The reason is economic. A recurring biweekly customer at $160 per visit generates over $4,000 per year. A one-time customer generates one payment. The top sites frame their pricing around recurring plans, making one-time cleans the exception rather than the default.
The best approaches we’ve seen:
- Toggle pricing by frequency: Weekly / Biweekly / Monthly / One-Time tabs with price adjustments
- Discount for commitment: “Save 15% with a recurring plan” — framed as a benefit
- Default to recurring: The booking form pre-selects biweekly, requiring the customer to opt out for one-time
The bar is low — that’s the opportunity
Here’s the encouraging part.

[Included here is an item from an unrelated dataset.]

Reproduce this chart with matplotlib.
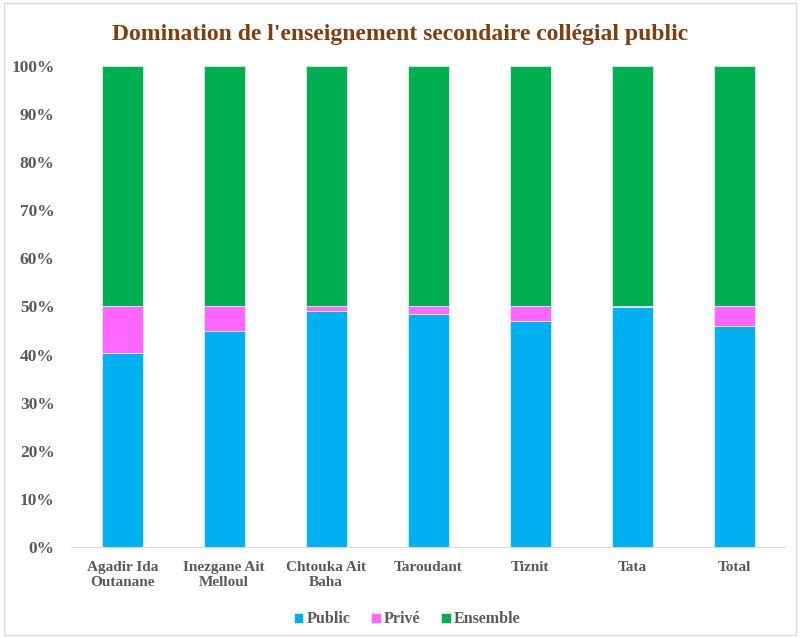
import matplotlib.pyplot as plt
from matplotlib.ticker import PercentFormatter
import numpy as np

categories = ["Agadir Ida\nOutanane", "Inezgane Ait\nMelloul", "Chtouka Ait\nBaha",
              "Taroudant", "Tiznit", "Tata", "Total"]
public = [40.4, 45.0, 49.0, 48.5, 46.9, 49.9, 46.0]
prive = [9.6, 5.0, 1.0, 1.5, 3.1, 0.1, 4.0]
ensemble = [50.0, 50.0, 50.0, 50.0, 50.0, 50.0, 50.0]

c_public = "#00B0F0"
c_prive = "#FF66FF"
c_ens = "#00B050"
gris = "#595959"

fig = plt.figure(figsize=(8, 6.38), dpi=100)
ax = fig.add_axes([0.089, 0.1426, 0.8925, 0.754])

x = np.arange(len(categories))
pub = np.array(public)
pri = np.array(prive)
ens = np.array(ensemble)
w = 0.4
ax.bar(x, pub, w, color=c_public, edgecolor="white", linewidth=0.4, label="Public")
ax.bar(x, pri, w, bottom=pub, color=c_prive, edgecolor="white", linewidth=0.4, label="Privé")
ax.bar(x, ens, w, bottom=pub + pri, color=c_ens, edgecolor="white", linewidth=0.4, label="Ensemble")

ax.set_xlim(-0.5, len(categories) - 0.5)
ax.set_ylim(0, 100)
ax.set_yticks(range(0, 101, 10))
ax.yaxis.set_major_formatter(PercentFormatter(decimals=0))
ax.set_xticks(x)
ax.set_xticklabels(categories)

for lab in ax.get_xticklabels():
    lab.set_fontfamily("Liberation Serif")
    lab.set_fontweight("bold")
    lab.set_fontsize(11)
    lab.set_color(gris)
for lab in ax.get_yticklabels():
    lab.set_fontfamily("Liberation Serif")
    lab.set_fontweight("bold")
    lab.set_fontsize(12.5)
    lab.set_color(gris)

ax.tick_params(axis="both", length=0)
ax.tick_params(axis="x", pad=10)
ax.tick_params(axis="y", pad=12)
for s in ["top", "right", "left"]:
    ax.spines[s].set_visible(False)
ax.spines["bottom"].set_color("#D9D9D9")

fig.suptitle("Domination de l'enseignement secondaire collégial public", y=0.962,
             fontfamily="Liberation Serif", fontweight="bold", fontsize=17, color="#843C0C")

leg = fig.legend(loc="lower center", bbox_to_anchor=(0.509, -0.006), ncol=3, frameon=False,
                 handlelength=0.6, handleheight=0.6, handletextpad=0.2, columnspacing=1.3,
                 prop={"family": "Liberation Serif", "weight": "bold", "size": 11.5})
for t in leg.get_texts():
    t.set_color(gris)

fig.patches.append(plt.Rectangle((0.005, 0.005), 0.99, 0.99, transform=fig.transFigure,
                                 fill=False, edgecolor="#D9D9D9", linewidth=1))

fig.savefig("out.png", dpi=100)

With an average score of 38 out of 100 and 66.2% of sites scoring 40 or below, you don’t need to be perfect to stand out. You need to be functional.
Adding online booking, transparent pricing, trust signals, and a few dedicated service pages would put a cleaning website above 80% of its competitors. That’s not an exaggeration — it’s what the data shows.
The design mistakes that keep most sites in the bottom half aren’t expensive to fix. Most are free. The gap between a 38-scoring site and a 70-scoring site is a weekend of work and a booking tool subscription.
The best cleaning company websites aren’t best because they spent the most money. They’re best because they built for the customer instead of for themselves. They answer the questions visitors arrive with: “What do you charge? When are you available? Can I trust you?” And they make the next step — booking — impossible to miss.
If your site can’t do those things right now, you know exactly what to fix.